Aim
Everything from the first line down to the line containing "cyan_marks = [0, 3, 7, 13, 16, 21, 26, 29]" is to be retyped exactly, both ends included, with pictures left out.

Raw data
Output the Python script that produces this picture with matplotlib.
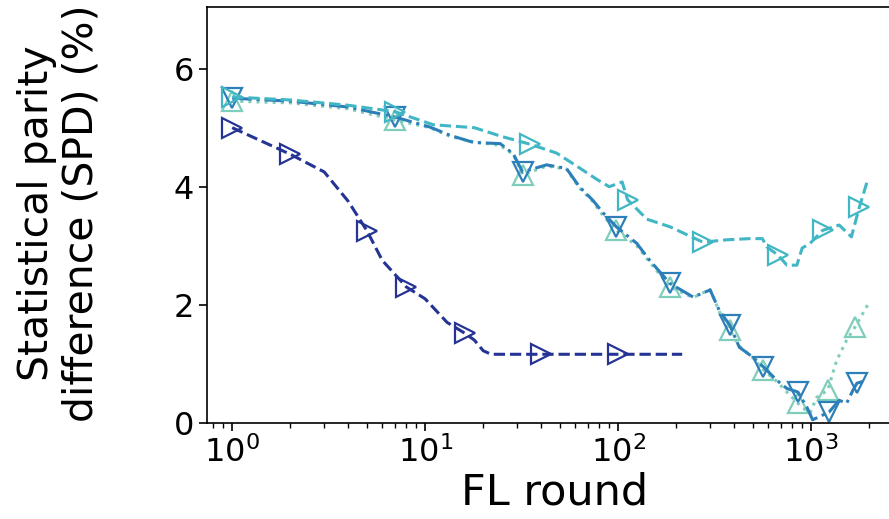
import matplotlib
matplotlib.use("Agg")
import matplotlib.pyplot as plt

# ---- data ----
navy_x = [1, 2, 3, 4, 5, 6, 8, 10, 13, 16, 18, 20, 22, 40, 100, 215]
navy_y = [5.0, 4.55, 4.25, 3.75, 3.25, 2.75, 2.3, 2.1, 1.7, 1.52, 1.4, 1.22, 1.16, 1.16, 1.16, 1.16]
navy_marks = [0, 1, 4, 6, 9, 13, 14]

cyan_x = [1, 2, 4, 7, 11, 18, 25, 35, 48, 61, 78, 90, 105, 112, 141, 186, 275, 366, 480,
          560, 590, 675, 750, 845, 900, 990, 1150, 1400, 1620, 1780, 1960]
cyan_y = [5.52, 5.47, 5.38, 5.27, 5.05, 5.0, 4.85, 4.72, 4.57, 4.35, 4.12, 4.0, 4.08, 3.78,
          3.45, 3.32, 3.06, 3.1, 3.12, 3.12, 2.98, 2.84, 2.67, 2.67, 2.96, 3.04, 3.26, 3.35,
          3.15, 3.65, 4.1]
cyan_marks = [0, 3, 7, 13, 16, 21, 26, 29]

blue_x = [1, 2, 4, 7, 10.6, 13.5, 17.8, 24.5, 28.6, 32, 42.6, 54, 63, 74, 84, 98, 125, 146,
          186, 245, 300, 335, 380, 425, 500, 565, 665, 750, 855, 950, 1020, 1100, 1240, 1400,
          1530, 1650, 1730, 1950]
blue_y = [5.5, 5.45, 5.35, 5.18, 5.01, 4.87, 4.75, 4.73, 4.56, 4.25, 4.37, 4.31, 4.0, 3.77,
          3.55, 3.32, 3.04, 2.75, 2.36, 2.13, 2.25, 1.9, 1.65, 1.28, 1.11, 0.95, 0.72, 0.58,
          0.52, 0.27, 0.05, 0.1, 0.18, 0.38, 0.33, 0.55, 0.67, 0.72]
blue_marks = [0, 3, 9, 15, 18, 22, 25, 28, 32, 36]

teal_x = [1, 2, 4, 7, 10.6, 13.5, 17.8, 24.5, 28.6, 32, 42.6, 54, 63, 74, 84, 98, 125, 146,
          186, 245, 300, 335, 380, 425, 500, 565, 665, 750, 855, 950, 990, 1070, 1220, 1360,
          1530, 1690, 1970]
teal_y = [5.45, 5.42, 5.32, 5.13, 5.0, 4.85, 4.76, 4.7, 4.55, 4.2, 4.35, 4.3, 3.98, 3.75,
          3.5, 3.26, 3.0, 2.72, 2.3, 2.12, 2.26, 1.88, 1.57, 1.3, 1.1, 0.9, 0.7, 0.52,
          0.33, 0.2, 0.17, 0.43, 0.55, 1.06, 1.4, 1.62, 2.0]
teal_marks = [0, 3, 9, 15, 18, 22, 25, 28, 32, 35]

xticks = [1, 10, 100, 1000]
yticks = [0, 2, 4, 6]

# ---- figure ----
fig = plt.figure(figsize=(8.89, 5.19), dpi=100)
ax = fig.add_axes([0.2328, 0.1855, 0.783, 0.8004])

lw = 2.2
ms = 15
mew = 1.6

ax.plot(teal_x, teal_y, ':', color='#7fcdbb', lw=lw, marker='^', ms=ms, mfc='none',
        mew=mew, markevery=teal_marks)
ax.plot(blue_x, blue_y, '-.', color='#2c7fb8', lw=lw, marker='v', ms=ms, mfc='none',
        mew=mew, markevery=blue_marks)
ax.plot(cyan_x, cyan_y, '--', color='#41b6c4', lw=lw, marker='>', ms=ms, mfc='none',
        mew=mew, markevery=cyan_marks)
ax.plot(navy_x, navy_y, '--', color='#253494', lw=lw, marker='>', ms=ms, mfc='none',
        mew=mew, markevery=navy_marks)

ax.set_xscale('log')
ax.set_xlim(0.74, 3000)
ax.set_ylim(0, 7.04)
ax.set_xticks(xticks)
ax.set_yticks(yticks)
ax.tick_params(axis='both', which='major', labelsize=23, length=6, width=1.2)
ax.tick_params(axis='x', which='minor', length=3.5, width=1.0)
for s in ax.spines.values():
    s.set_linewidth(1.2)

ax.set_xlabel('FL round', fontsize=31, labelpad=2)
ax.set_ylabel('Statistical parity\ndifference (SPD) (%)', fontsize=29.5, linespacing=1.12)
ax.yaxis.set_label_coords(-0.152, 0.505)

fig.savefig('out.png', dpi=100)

Completed exercise
Output the Python script that produces this picture with matplotlib.
import matplotlib
matplotlib.use("Agg")
import matplotlib.pyplot as plt

# ---- data ----
navy_x = [1, 2, 3, 4, 5, 6, 8, 10, 13, 16, 18, 20, 22, 40, 100, 215]
navy_y = [5.0, 4.55, 4.25, 3.75, 3.25, 2.75, 2.3, 2.1, 1.7, 1.52, 1.4, 1.22, 1.16, 1.16, 1.16, 1.16]
navy_marks = [0, 1, 4, 6, 9, 13, 14]

cyan_x = [1, 2, 4, 7, 11, 18, 25, 35, 48, 61, 78, 90, 105, 112, 141, 186, 275, 366, 480,
          560, 590, 675, 750, 845, 900, 990, 1150, 1400, 1620, 1780, 1960]
cyan_y = [5.52, 5.47, 5.38, 5.27, 5.05, 5.0, 4.85, 4.72, 4.57, 4.35, 4.12, 4.0, 4.08, 3.78,
          3.45, 3.32, 3.06, 3.1, 3.12, 3.12, 2.98, 2.84, 2.67, 2.67, 2.96, 3.04, 3.26, 3.35,
          3.15, 3.65, 4.1]
cyan_marks = [0, 3, 7, 13, 16, 21, 26, 29]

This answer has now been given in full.